Comparing Your Home Renovation Payment Options
Deciding how to pay for your major home renovation requires careful consideration and planning. To make the best selection, you must assess the actual project cost, risks, flexibility, and long-term impact on your financial well-being.
Begin by evaluating the project itself. Is it a large-scale structural remodel or a more minor cosmetic improvement? Also, determine if you need the funds immediately for an emergency repair or if you can plan out your expenses over the project timeline. Another critical factor is the return on investment for your upgrade and whether it will increase your home value. You do not want to spend money on upgrades with little impact on long-term appraisals.

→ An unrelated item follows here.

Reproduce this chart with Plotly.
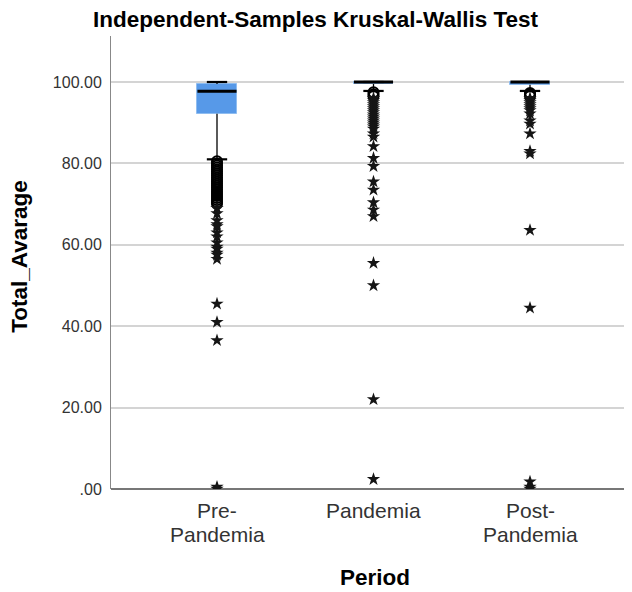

Once you have an estimate for the project, you should look into different payment options. How much money have you saved, and will it cover the entire renovation? Cash is king, but if you must borrow, do so smartly. Knowing your credit score will help you secure better interest rates and loan terms if you must finance part of the renovation.
Analyzing your home equity, debt-to-income ratio, and monthly income can help you decide whether a home equity loan or a credit card is the right approach. Also, ask yourself whether you can afford the monthly repayments for either route.
Finally, determine how much risk you are willing to endure, such as using your home as collateral for a secured loan. If you prefer to avoid debt entirely, it may be better to continue saving funds to pay for everything outright.
Making the Smartest Financial Choice for Your Home Renovation
Your dream renovation requires you to make wise financial decisions that balance your vision and budget. While you may not want to sacrifice aesthetic preferences, it is best not to spend more than you are comfortable with or that you can earn back through a higher property value.
Consider the available options based on your current financial standing and accurate cost estimates for your home improvement project. Always aim to boost your home value with thoughtful upgrades without overspending.